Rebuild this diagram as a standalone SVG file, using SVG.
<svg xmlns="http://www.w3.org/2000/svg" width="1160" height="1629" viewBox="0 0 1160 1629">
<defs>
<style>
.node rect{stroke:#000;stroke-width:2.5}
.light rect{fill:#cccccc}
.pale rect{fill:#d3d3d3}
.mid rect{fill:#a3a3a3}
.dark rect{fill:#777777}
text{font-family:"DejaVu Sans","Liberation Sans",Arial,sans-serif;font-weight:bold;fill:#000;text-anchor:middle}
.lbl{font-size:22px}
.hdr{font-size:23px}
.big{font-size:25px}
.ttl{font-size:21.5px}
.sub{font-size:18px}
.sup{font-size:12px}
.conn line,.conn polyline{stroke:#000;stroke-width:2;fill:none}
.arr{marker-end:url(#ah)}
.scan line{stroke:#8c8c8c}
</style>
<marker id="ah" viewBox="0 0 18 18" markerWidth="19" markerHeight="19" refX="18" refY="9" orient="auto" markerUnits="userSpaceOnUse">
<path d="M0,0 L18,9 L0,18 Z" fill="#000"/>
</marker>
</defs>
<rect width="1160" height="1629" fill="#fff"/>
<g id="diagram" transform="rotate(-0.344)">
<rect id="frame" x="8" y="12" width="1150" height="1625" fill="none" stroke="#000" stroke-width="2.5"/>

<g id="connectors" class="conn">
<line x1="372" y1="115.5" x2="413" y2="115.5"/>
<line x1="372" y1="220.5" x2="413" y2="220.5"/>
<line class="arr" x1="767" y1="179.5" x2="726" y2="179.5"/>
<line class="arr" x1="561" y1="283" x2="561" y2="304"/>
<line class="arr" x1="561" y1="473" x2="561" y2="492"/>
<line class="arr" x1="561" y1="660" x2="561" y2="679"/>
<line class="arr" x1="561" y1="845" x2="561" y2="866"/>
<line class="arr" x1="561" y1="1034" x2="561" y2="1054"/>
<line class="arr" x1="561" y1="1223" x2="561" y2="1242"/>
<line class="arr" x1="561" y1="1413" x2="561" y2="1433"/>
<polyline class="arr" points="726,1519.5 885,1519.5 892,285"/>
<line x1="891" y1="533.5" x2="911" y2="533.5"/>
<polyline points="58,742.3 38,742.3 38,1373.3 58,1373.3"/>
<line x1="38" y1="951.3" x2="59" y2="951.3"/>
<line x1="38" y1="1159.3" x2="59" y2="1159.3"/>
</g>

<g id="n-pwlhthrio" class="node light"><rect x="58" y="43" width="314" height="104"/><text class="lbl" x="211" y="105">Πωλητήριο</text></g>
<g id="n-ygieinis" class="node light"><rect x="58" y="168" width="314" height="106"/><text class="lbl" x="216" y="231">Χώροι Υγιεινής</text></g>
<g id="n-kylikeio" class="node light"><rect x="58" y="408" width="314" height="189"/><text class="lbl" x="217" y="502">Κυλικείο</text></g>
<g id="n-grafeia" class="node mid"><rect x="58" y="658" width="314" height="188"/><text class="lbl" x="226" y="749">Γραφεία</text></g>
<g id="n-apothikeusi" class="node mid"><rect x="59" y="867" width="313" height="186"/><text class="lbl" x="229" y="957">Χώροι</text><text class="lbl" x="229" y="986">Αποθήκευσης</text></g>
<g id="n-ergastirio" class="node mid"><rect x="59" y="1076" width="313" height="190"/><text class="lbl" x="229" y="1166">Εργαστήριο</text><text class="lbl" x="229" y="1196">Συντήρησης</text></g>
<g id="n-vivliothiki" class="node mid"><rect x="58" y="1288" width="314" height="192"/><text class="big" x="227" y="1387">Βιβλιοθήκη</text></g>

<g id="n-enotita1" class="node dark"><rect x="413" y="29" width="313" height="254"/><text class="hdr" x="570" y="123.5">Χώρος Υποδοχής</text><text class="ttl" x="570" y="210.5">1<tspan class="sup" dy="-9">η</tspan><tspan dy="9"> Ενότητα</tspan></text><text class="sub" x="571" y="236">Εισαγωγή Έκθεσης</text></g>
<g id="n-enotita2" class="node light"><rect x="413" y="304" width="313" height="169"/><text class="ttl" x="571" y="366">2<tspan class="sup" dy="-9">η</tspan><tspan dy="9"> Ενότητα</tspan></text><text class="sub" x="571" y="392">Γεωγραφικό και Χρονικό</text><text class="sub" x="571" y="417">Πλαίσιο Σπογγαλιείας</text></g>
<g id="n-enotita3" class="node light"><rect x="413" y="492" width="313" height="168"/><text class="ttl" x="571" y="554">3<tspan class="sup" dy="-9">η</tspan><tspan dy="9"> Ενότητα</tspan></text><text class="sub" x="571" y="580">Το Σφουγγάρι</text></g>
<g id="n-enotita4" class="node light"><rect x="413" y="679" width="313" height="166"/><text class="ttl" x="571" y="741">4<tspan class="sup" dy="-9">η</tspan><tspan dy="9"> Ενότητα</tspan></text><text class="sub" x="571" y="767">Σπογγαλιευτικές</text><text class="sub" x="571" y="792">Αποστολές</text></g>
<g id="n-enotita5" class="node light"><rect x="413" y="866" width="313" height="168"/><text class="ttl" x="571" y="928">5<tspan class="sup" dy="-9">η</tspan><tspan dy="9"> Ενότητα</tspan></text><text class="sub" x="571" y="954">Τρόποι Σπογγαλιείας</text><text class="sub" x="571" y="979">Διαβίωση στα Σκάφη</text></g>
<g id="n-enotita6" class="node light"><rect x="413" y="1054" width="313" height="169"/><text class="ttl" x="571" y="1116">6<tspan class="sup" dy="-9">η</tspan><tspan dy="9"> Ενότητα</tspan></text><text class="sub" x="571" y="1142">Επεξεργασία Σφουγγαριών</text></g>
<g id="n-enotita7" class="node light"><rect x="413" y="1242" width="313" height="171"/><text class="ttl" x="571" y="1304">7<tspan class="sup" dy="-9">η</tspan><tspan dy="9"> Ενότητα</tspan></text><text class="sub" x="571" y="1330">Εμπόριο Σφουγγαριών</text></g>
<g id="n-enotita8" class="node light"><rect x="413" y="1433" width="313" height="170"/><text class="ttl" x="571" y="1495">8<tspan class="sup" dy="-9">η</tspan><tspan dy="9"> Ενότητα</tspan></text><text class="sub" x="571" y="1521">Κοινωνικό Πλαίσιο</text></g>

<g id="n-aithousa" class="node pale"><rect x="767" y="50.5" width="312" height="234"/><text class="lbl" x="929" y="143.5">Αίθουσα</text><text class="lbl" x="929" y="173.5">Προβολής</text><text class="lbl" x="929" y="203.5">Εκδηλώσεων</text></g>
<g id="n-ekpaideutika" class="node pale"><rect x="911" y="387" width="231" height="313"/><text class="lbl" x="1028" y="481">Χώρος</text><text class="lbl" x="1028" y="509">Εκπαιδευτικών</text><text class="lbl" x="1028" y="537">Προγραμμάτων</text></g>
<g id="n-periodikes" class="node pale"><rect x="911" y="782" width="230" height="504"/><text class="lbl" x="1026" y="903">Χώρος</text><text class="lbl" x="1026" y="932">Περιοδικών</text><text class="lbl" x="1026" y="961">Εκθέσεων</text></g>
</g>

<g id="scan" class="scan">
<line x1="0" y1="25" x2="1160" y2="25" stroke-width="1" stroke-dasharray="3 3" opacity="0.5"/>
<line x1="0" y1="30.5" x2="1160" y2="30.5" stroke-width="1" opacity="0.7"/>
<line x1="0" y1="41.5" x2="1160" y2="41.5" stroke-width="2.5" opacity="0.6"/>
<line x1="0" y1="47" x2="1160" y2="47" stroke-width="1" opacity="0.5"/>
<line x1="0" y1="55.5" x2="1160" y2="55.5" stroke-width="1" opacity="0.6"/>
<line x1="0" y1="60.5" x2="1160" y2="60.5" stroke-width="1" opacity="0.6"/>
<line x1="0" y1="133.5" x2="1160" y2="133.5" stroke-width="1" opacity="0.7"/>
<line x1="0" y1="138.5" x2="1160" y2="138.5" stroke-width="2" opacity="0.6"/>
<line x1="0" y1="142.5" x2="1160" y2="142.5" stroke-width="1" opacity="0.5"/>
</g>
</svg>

_ _ _ _ _ _ _

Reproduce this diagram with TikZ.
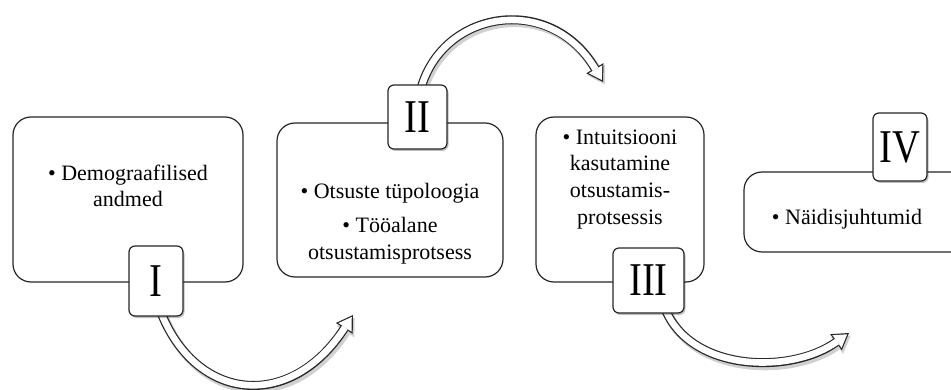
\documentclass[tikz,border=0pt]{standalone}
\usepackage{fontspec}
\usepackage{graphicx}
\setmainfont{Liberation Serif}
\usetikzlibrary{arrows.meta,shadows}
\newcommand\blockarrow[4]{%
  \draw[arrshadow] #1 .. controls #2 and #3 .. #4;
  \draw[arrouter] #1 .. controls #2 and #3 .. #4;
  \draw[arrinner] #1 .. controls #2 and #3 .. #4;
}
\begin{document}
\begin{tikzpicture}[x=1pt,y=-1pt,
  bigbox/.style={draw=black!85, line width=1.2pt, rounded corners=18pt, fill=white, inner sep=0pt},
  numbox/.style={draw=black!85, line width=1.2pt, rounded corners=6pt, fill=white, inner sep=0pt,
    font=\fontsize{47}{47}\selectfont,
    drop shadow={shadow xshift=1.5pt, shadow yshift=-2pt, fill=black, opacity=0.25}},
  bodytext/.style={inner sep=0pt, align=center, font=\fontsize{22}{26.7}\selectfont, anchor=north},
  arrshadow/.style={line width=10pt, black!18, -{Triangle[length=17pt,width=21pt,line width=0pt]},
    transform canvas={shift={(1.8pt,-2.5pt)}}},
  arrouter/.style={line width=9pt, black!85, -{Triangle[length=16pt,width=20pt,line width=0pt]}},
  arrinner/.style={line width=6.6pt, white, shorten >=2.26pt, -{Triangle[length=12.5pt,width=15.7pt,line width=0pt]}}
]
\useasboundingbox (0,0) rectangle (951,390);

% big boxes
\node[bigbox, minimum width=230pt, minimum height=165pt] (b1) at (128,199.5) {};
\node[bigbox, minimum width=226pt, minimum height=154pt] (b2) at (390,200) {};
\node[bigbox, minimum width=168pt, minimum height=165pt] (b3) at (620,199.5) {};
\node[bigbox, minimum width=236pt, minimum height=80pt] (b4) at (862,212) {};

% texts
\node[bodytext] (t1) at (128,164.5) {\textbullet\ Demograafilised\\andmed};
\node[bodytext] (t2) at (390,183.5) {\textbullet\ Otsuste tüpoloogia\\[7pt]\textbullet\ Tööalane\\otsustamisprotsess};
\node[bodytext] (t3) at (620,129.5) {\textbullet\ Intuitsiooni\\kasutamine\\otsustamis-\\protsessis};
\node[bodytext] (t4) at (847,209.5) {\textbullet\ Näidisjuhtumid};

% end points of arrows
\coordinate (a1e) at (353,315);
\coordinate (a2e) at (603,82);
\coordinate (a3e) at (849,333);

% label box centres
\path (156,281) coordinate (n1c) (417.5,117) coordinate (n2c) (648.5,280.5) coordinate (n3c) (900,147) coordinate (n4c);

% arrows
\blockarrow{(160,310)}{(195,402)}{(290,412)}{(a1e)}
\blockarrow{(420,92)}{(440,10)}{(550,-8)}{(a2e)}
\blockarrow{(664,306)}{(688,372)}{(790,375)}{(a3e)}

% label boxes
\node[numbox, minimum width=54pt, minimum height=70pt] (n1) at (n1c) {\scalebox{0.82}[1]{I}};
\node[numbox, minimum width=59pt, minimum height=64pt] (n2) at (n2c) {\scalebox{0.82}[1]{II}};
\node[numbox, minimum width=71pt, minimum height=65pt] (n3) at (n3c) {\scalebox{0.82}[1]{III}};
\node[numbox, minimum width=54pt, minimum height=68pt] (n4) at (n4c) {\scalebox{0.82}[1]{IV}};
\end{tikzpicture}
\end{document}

_ _ _ _ _ _ _

→ What is needed:
Reproduce exactly the run of lines beginning with the one that contains "Reproduce this diagram with TikZ." and ending with the one that contains "(0,0) rectangle (951,390);". Do not include pictures.

→ Expected answer:
Reproduce this diagram with TikZ.
\documentclass[tikz,border=0pt]{standalone}
\usepackage{fontspec}
\usepackage{graphicx}
\setmainfont{Liberation Serif}
\usetikzlibrary{arrows.meta,shadows}
\newcommand\blockarrow[4]{%
  \draw[arrshadow] #1 .. controls #2 and #3 .. #4;
  \draw[arrouter] #1 .. controls #2 and #3 .. #4;
  \draw[arrinner] #1 .. controls #2 and #3 .. #4;
}
\begin{document}
\begin{tikzpicture}[x=1pt,y=-1pt,
  bigbox/.style={draw=black!85, line width=1.2pt, rounded corners=18pt, fill=white, inner sep=0pt},
  numbox/.style={draw=black!85, line width=1.2pt, rounded corners=6pt, fill=white, inner sep=0pt,
    font=\fontsize{47}{47}\selectfont,
    drop shadow={shadow xshift=1.5pt, shadow yshift=-2pt, fill=black, opacity=0.25}},
  bodytext/.style={inner sep=0pt, align=center, font=\fontsize{22}{26.7}\selectfont, anchor=north},
  arrshadow/.style={line width=10pt, black!18, -{Triangle[length=17pt,width=21pt,line width=0pt]},
    transform canvas={shift={(1.8pt,-2.5pt)}}},
  arrouter/.style={line width=9pt, black!85, -{Triangle[length=16pt,width=20pt,line width=0pt]}},
  arrinner/.style={line width=6.6pt, white, shorten >=2.26pt, -{Triangle[length=12.5pt,width=15.7pt,line width=0pt]}}
]
\useasboundingbox (0,0) rectangle (951,390);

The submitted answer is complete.